● **Given data**:
---
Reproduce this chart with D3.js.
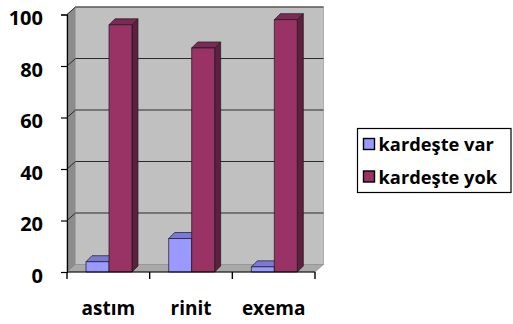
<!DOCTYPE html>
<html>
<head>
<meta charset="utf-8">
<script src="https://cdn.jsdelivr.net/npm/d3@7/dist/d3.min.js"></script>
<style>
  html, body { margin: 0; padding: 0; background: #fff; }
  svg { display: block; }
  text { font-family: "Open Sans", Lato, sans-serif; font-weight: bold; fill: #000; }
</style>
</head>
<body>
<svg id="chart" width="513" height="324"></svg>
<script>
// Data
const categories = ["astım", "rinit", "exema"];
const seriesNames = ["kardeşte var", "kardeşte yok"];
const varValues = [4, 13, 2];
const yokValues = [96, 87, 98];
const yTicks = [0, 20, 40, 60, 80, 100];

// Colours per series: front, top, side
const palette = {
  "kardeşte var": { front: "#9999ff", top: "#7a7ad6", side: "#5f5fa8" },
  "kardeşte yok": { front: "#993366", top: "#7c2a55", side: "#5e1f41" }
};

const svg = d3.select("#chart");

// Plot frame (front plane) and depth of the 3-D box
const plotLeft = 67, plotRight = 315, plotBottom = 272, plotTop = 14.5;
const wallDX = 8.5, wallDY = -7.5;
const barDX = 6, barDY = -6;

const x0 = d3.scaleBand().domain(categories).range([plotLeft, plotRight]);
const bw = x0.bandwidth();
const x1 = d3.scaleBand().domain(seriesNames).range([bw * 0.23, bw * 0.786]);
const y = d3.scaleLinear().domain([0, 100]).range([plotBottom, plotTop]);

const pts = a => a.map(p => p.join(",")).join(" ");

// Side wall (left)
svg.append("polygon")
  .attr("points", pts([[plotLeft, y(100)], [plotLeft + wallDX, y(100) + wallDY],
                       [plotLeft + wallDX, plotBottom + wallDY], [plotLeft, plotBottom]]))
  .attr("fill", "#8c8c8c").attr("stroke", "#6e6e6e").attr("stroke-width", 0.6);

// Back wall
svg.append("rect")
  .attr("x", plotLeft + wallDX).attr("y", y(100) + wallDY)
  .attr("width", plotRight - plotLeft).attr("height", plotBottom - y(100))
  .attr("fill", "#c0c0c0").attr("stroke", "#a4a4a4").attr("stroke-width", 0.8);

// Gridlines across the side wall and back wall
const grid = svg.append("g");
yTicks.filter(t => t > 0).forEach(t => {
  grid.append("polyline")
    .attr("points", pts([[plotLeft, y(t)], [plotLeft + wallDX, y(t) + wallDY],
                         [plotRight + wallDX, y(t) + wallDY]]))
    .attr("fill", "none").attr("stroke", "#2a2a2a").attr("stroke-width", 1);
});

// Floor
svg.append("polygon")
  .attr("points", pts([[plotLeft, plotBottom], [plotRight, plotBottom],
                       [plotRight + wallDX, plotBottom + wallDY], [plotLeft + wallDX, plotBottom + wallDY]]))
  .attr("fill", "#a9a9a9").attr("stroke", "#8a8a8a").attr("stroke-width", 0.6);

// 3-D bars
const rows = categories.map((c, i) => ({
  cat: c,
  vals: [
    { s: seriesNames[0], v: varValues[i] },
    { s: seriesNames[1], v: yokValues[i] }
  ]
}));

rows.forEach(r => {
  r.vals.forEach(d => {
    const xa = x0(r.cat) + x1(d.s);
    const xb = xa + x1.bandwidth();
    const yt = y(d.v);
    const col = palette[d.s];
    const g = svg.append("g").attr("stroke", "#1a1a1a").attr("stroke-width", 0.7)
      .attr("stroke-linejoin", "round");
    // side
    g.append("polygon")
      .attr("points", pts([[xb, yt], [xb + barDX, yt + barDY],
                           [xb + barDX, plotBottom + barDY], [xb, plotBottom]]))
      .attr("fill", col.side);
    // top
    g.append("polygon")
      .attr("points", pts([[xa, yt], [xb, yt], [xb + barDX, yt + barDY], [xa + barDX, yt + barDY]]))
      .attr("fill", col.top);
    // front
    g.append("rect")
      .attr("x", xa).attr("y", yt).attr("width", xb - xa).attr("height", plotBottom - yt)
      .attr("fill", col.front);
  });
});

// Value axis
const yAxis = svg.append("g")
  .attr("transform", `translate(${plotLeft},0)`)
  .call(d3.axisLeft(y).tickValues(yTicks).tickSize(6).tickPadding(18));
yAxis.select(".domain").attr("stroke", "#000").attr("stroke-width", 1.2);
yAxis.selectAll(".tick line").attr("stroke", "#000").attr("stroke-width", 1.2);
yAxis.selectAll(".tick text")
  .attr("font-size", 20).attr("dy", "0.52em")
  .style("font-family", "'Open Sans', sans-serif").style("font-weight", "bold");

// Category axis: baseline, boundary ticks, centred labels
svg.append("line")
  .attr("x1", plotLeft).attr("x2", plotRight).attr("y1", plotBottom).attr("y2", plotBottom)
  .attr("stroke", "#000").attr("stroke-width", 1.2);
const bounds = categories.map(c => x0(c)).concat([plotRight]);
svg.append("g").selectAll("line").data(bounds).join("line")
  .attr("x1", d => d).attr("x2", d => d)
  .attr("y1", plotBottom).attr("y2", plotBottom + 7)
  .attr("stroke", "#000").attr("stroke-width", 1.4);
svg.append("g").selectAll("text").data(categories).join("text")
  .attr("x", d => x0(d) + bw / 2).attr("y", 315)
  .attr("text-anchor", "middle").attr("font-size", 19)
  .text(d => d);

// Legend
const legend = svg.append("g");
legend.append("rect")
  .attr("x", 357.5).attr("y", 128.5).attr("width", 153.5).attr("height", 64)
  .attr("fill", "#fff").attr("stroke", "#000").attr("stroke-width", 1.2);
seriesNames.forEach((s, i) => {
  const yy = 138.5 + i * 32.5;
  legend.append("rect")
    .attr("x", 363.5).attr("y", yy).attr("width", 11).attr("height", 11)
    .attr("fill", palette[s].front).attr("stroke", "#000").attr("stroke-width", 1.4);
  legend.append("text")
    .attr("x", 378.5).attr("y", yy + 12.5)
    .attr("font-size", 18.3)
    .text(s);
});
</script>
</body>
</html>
---
● **Description of the task**: Please restate the material above line by line, exactly, beginning at its first line and ending with the line that contains "const pts = a", without any pictures.

● **Result below**:
Reproduce this chart with D3.js.
<!DOCTYPE html>
<html>
<head>
<meta charset="utf-8">
<script src="https://cdn.jsdelivr.net/npm/d3@7/dist/d3.min.js"></script>
<style>
  html, body { margin: 0; padding: 0; background: #fff; }
  svg { display: block; }
  text { font-family: "Open Sans", Lato, sans-serif; font-weight: bold; fill: #000; }
</style>
</head>
<body>
<svg id="chart" width="513" height="324"></svg>
<script>
// Data
const categories = ["astım", "rinit", "exema"];
const seriesNames = ["kardeşte var", "kardeşte yok"];
const varValues = [4, 13, 2];
const yokValues = [96, 87, 98];
const yTicks = [0, 20, 40, 60, 80, 100];

// Colours per series: front, top, side
const palette = {
  "kardeşte var": { front: "#9999ff", top: "#7a7ad6", side: "#5f5fa8" },
  "kardeşte yok": { front: "#993366", top: "#7c2a55", side: "#5e1f41" }
};

const svg = d3.select("#chart");

// Plot frame (front plane) and depth of the 3-D box
const plotLeft = 67, plotRight = 315, plotBottom = 272, plotTop = 14.5;
const wallDX = 8.5, wallDY = -7.5;
const barDX = 6, barDY = -6;

const x0 = d3.scaleBand().domain(categories).range([plotLeft, plotRight]);
const bw = x0.bandwidth();
const x1 = d3.scaleBand().domain(seriesNames).range([bw * 0.23, bw * 0.786]);
const y = d3.scaleLinear().domain([0, 100]).range([plotBottom, plotTop]);

const pts = a => a.map(p => p.join(",")).join(" ");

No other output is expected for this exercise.